AIM: All of the listing below must be repeated word for word. Pictures are the only thing to omit.

— START OF RAW RECORDS —

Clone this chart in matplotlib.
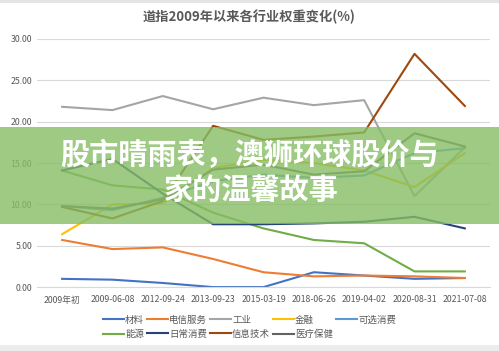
import matplotlib
matplotlib.use('Agg')
import matplotlib.pyplot as plt
from matplotlib.patches import Rectangle

plt.rcParams['font.family'] = ['Noto Sans CJK SC', 'DejaVu Sans']

# 数据
dates = ['2009年初', '2009-06-08', '2012-09-24', '2013-09-23', '2015-03-19',
         '2018-06-26', '2019-04-02', '2020-08-31', '2021-07-08']

cailiao = [1.0, 0.9, 0.5, 0.0, 0.0, 1.8, 1.4, 1.0, 1.1]
dianxin = [5.7, 4.6, 4.8, 3.4, 1.8, 1.3, 1.4, 1.3, 1.1]
gongye = [21.8, 21.4, 23.1, 21.5, 22.9, 22.0, 22.6, 11.0, 16.9]
jinrong = [6.4, 10.0, 10.1, 14.4, 15.4, 15.0, 14.1, 12.1, 16.2]
kexuan = [9.8, 9.3, 10.8, 12.8, 13.6, 13.2, 13.5, 16.2, 16.8]
nengyuan = [14.1, 12.3, 11.8, 9.0, 7.1, 5.7, 5.3, 1.9, 1.9]
richang = [14.1, 15.5, 11.3, 7.6, 7.6, 7.7, 7.9, 8.5, 7.1]
xinxi = [9.7, 8.3, 10.4, 19.5, 17.8, 18.2, 18.7, 28.2, 21.9]
yiliao = [9.8, 9.5, 10.6, 14.2, 14.8, 13.6, 14.0, 18.6, 17.0]

series = [
    ('材料', cailiao, '#4472C4'),
    ('电信服务', dianxin, '#ED7D31'),
    ('工业', gongye, '#A5A5A5'),
    ('金融', jinrong, '#FFC000'),
    ('可选消费', kexuan, '#5B9BD5'),
    ('能源', nengyuan, '#70AD47'),
    ('日常消费', richang, '#264478'),
    ('信息技术', xinxi, '#9E480E'),
    ('医疗保健', yiliao, '#636363'),
]

fig = plt.figure(figsize=(4.99, 3.51), dpi=100)
ax = fig.add_axes([0.074, 0.182, 0.908, 0.707])

x = list(range(len(dates)))
lines = []
for name, vals, col in series:
    ln, = ax.plot(x, vals, color=col, lw=1.5, label=name)
    lines.append(ln)

ax.set_xlim(-0.5, len(dates) - 0.5)
ax.set_ylim(0, 30)
ax.set_yticks([0, 5, 10, 15, 20, 25, 30])
ax.set_yticklabels([f'{v:.2f}' for v in [0, 5, 10, 15, 20, 25, 30]])
ax.set_xticks(x)
ax.set_xticklabels(dates)
ax.tick_params(axis='both', length=0, labelsize=6.3, colors='#595959')
ax.tick_params(axis='x', pad=6)
ax.grid(axis='y', color='#d9d9d9', lw=0.8)
ax.set_axisbelow(True)
for s in ['top', 'right', 'left']:
    ax.spines[s].set_visible(False)
ax.spines['bottom'].set_color('#d9d9d9')

fig.text(0.5, 0.952, '道指2009年以来各行业权重变化(%)', ha='center', va='center',
         fontsize=9.5, fontweight='bold', color='#595959')

# 图例按行排列
order = [0, 5, 1, 6, 2, 7, 3, 8, 4]
fig.legend([lines[i] for i in order], [series[i][0] for i in order],
           loc='upper center', bbox_to_anchor=(0.5, 0.125), ncol=5, frameon=False,
           fontsize=6.8, handlelength=2.2, handletextpad=0.15, columnspacing=0.3,
           labelspacing=0.5, labelcolor='#595959')

# 边框条
fig.patches.append(Rectangle((0, 0.991), 1, 0.009, transform=fig.transFigure,
                             facecolor='#e4e4e4', edgecolor='none'))
fig.patches.append(Rectangle((0, 0), 1, 0.017, transform=fig.transFigure,
                             facecolor='#ececec', edgecolor='none'))

# 绿色横幅
fig.patches.append(Rectangle((0, 0.362), 1, 0.276, transform=fig.transFigure,
                             facecolor='#86bd64', edgecolor='none', alpha=0.8, zorder=5))
fig.text(0.5, 0.558, '股市晴雨表，澳狮环球股价与', ha='center', va='center',
         fontsize=21, fontweight='bold', color='white', zorder=6)
fig.text(0.503, 0.458, '家的温馨故事', ha='center', va='center',
         fontsize=21, fontweight='bold', color='white', zorder=6)

fig.savefig('out.png', dpi=100)
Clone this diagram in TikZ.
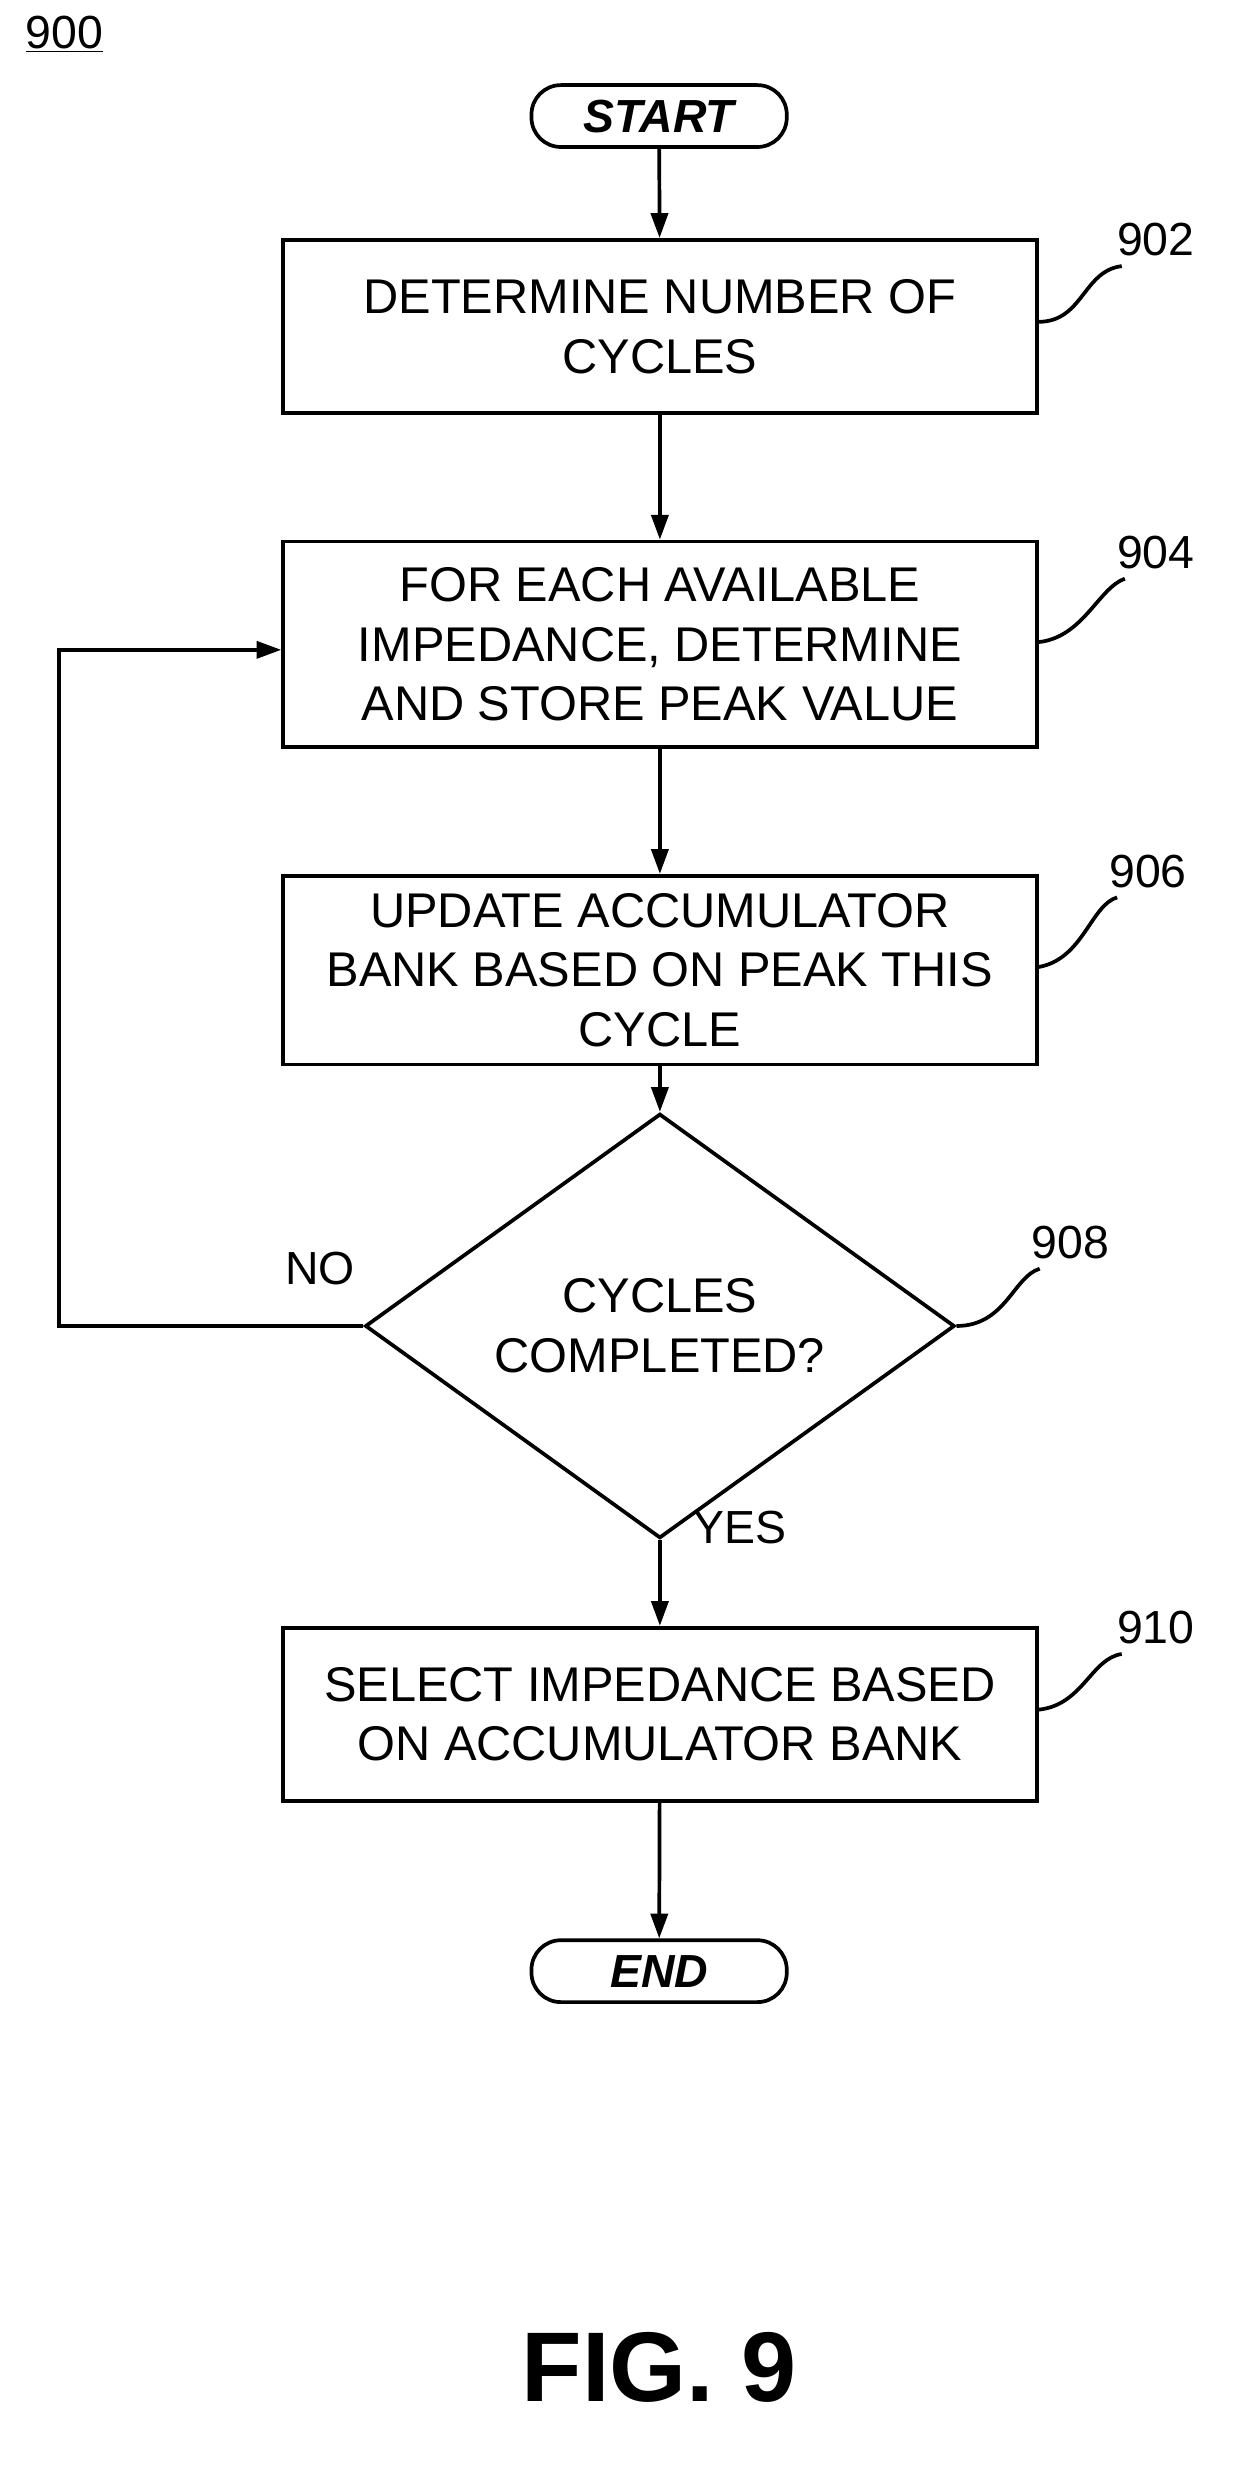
\documentclass[tikz,border=0pt]{standalone}
\usepackage{fontspec}
\setmainfont{Liberation Sans}
\usetikzlibrary{shapes.geometric,arrows.meta}
\begin{document}
\begin{tikzpicture}[x=1pt,y=-1pt,line width=2.4pt,
  box/.style={draw,minimum width=487pt,align=center,font=\fontsize{31.5}{38.5}\selectfont},
  term/.style={draw,rounded corners=19pt,minimum width=165pt,minimum height=40pt,inner sep=0pt,font=\fontsize{30}{34}\selectfont\bfseries\itshape},
  arr/.style={-{Triangle[length=16pt,width=11pt]}},
  lab/.style={font=\fontsize{30}{37}\selectfont},
  lead/.style={line width=2.4pt}]
\useasboundingbox (0,0) rectangle (800,1599);
\node[lab,anchor=west] (n900) at (12,22) {\underline{900}};
\node[term] (start) at (426,75) {START};
\node[box,minimum height=112pt] (b902) at (426.5,211) {DETERMINE NUMBER OF\\CYCLES};
\node[box,minimum height=133pt] (b904) at (426.5,416.5) {FOR EACH AVAILABLE\\IMPEDANCE, DETERMINE\\AND STORE PEAK VALUE};
\node[box,minimum height=122pt] (b906) at (426.5,627) {UPDATE ACCUMULATOR\\BANK BASED ON PEAK THIS\\CYCLE};
\node[draw,diamond,minimum width=381pt,minimum height=180pt,inner sep=0pt,align=center,font=\fontsize{31.5}{38.5}\selectfont] (d908) at (426.5,857) {CYCLES\\COMPLETED?};
\node[box,minimum height=112pt] (b910) at (426.5,1108) {SELECT IMPEDANCE BASED\\ON ACCUMULATOR BANK};
\node[term] (end) at (426,1274) {END};
\node[font=\fontsize{64}{72}\selectfont\bfseries] (fig) at (426,1530) {FIG. 9};
\draw[arr] (start) -- (b902);
\draw[arr] (b902) -- (b904);
\draw[arr] (b904) -- (b906);
\draw[arr] (b906) -- (d908);
\draw[arr] (d908) -- (b910);
\draw[arr] (b910) -- (end);
\coordinate (lx) at (38,857);
\draw[arr] (d908.west) -- (lx) |- (b904.west|-0,420);
\node[lab] (no) at (207,820) {NO};
\node[lab] (yes) at (478,987) {YES};
\node[lab] (l902) at (747,155) {902};
\node[lab] (l904) at (747,357) {904};
\node[lab] (l906) at (742,563) {906};
\node[lab] (l908) at (692,803) {908};
\node[lab] (l910) at (747,1052) {910};
\draw[lead] (b902.east|-0,208) .. controls (700,208) and (700,175) .. (725,172);
\draw[lead] (b904.east|-0,415) .. controls (700,412) and (710,380) .. (727,374);
\draw[lead] (b906.east|-0,625) .. controls (700,620) and (705,585) .. (722,580);
\draw[lead] (d908.east) .. controls (650,857) and (655,825) .. (672,820);
\draw[lead] (b910.east|-0,1105) .. controls (700,1102) and (705,1072) .. (725,1069);
\end{tikzpicture}
\end{document}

— END OF RAW RECORDS —

ANSWER TO THE TASK:
Clone this chart in matplotlib.
import matplotlib
matplotlib.use('Agg')
import matplotlib.pyplot as plt
from matplotlib.patches import Rectangle

plt.rcParams['font.family'] = ['Noto Sans CJK SC', 'DejaVu Sans']

# 数据
dates = ['2009年初', '2009-06-08', '2012-09-24', '2013-09-23', '2015-03-19',
         '2018-06-26', '2019-04-02', '2020-08-31', '2021-07-08']

cailiao = [1.0, 0.9, 0.5, 0.0, 0.0, 1.8, 1.4, 1.0, 1.1]
dianxin = [5.7, 4.6, 4.8, 3.4, 1.8, 1.3, 1.4, 1.3, 1.1]
gongye = [21.8, 21.4, 23.1, 21.5, 22.9, 22.0, 22.6, 11.0, 16.9]
jinrong = [6.4, 10.0, 10.1, 14.4, 15.4, 15.0, 14.1, 12.1, 16.2]
kexuan = [9.8, 9.3, 10.8, 12.8, 13.6, 13.2, 13.5, 16.2, 16.8]
nengyuan = [14.1, 12.3, 11.8, 9.0, 7.1, 5.7, 5.3, 1.9, 1.9]
richang = [14.1, 15.5, 11.3, 7.6, 7.6, 7.7, 7.9, 8.5, 7.1]
xinxi = [9.7, 8.3, 10.4, 19.5, 17.8, 18.2, 18.7, 28.2, 21.9]
yiliao = [9.8, 9.5, 10.6, 14.2, 14.8, 13.6, 14.0, 18.6, 17.0]

series = [
    ('材料', cailiao, '#4472C4'),
    ('电信服务', dianxin, '#ED7D31'),
    ('工业', gongye, '#A5A5A5'),
    ('金融', jinrong, '#FFC000'),
    ('可选消费', kexuan, '#5B9BD5'),
    ('能源', nengyuan, '#70AD47'),
    ('日常消费', richang, '#264478'),
    ('信息技术', xinxi, '#9E480E'),
    ('医疗保健', yiliao, '#636363'),
]

fig = plt.figure(figsize=(4.99, 3.51), dpi=100)
ax = fig.add_axes([0.074, 0.182, 0.908, 0.707])

x = list(range(len(dates)))
lines = []
for name, vals, col in series:
    ln, = ax.plot(x, vals, color=col, lw=1.5, label=name)
    lines.append(ln)

ax.set_xlim(-0.5, len(dates) - 0.5)
ax.set_ylim(0, 30)
ax.set_yticks([0, 5, 10, 15, 20, 25, 30])
ax.set_yticklabels([f'{v:.2f}' for v in [0, 5, 10, 15, 20, 25, 30]])
ax.set_xticks(x)
ax.set_xticklabels(dates)
ax.tick_params(axis='both', length=0, labelsize=6.3, colors='#595959')
ax.tick_params(axis='x', pad=6)
ax.grid(axis='y', color='#d9d9d9', lw=0.8)
ax.set_axisbelow(True)
for s in ['top', 'right', 'left']:
    ax.spines[s].set_visible(False)
ax.spines['bottom'].set_color('#d9d9d9')

fig.text(0.5, 0.952, '道指2009年以来各行业权重变化(%)', ha='center', va='center',
         fontsize=9.5, fontweight='bold', color='#595959')

# 图例按行排列
order = [0, 5, 1, 6, 2, 7, 3, 8, 4]
fig.legend([lines[i] for i in order], [series[i][0] for i in order],
           loc='upper center', bbox_to_anchor=(0.5, 0.125), ncol=5, frameon=False,
           fontsize=6.8, handlelength=2.2, handletextpad=0.15, columnspacing=0.3,
           labelspacing=0.5, labelcolor='#595959')

# 边框条
fig.patches.append(Rectangle((0, 0.991), 1, 0.009, transform=fig.transFigure,
                             facecolor='#e4e4e4', edgecolor='none'))
fig.patches.append(Rectangle((0, 0), 1, 0.017, transform=fig.transFigure,
                             facecolor='#ececec', edgecolor='none'))

# 绿色横幅
fig.patches.append(Rectangle((0, 0.362), 1, 0.276, transform=fig.transFigure,
                             facecolor='#86bd64', edgecolor='none', alpha=0.8, zorder=5))
fig.text(0.5, 0.558, '股市晴雨表，澳狮环球股价与', ha='center', va='center',
         fontsize=21, fontweight='bold', color='white', zorder=6)
fig.text(0.503, 0.458, '家的温馨故事', ha='center', va='center',
         fontsize=21, fontweight='bold', color='white', zorder=6)

fig.savefig('out.png', dpi=100)
Clone this diagram in TikZ.
\documentclass[tikz,border=0pt]{standalone}
\usepackage{fontspec}
\setmainfont{Liberation Sans}
\usetikzlibrary{shapes.geometric,arrows.meta}
\begin{document}
\begin{tikzpicture}[x=1pt,y=-1pt,line width=2.4pt,
  box/.style={draw,minimum width=487pt,align=center,font=\fontsize{31.5}{38.5}\selectfont},
  term/.style={draw,rounded corners=19pt,minimum width=165pt,minimum height=40pt,inner sep=0pt,font=\fontsize{30}{34}\selectfont\bfseries\itshape},
  arr/.style={-{Triangle[length=16pt,width=11pt]}},
  lab/.style={font=\fontsize{30}{37}\selectfont},
  lead/.style={line width=2.4pt}]
\useasboundingbox (0,0) rectangle (800,1599);
\node[lab,anchor=west] (n900) at (12,22) {\underline{900}};
\node[term] (start) at (426,75) {START};
\node[box,minimum height=112pt] (b902) at (426.5,211) {DETERMINE NUMBER OF\\CYCLES};
\node[box,minimum height=133pt] (b904) at (426.5,416.5) {FOR EACH AVAILABLE\\IMPEDANCE, DETERMINE\\AND STORE PEAK VALUE};
\node[box,minimum height=122pt] (b906) at (426.5,627) {UPDATE ACCUMULATOR\\BANK BASED ON PEAK THIS\\CYCLE};
\node[draw,diamond,minimum width=381pt,minimum height=180pt,inner sep=0pt,align=center,font=\fontsize{31.5}{38.5}\selectfont] (d908) at (426.5,857) {CYCLES\\COMPLETED?};
\node[box,minimum height=112pt] (b910) at (426.5,1108) {SELECT IMPEDANCE BASED\\ON ACCUMULATOR BANK};
\node[term] (end) at (426,1274) {END};
\node[font=\fontsize{64}{72}\selectfont\bfseries] (fig) at (426,1530) {FIG. 9};
\draw[arr] (start) -- (b902);
\draw[arr] (b902) -- (b904);
\draw[arr] (b904) -- (b906);
\draw[arr] (b906) -- (d908);
\draw[arr] (d908) -- (b910);
\draw[arr] (b910) -- (end);
\coordinate (lx) at (38,857);
\draw[arr] (d908.west) -- (lx) |- (b904.west|-0,420);
\node[lab] (no) at (207,820) {NO};
\node[lab] (yes) at (478,987) {YES};
\node[lab] (l902) at (747,155) {902};
\node[lab] (l904) at (747,357) {904};
\node[lab] (l906) at (742,563) {906};
\node[lab] (l908) at (692,803) {908};
\node[lab] (l910) at (747,1052) {910};
\draw[lead] (b902.east|-0,208) .. controls (700,208) and (700,175) .. (725,172);
\draw[lead] (b904.east|-0,415) .. controls (700,412) and (710,380) .. (727,374);
\draw[lead] (b906.east|-0,625) .. controls (700,620) and (705,585) .. (722,580);
\draw[lead] (d908.east) .. controls (650,857) and (655,825) .. (672,820);
\draw[lead] (b910.east|-0,1105) .. controls (700,1102) and (705,1072) .. (725,1069);
\end{tikzpicture}
\end{document}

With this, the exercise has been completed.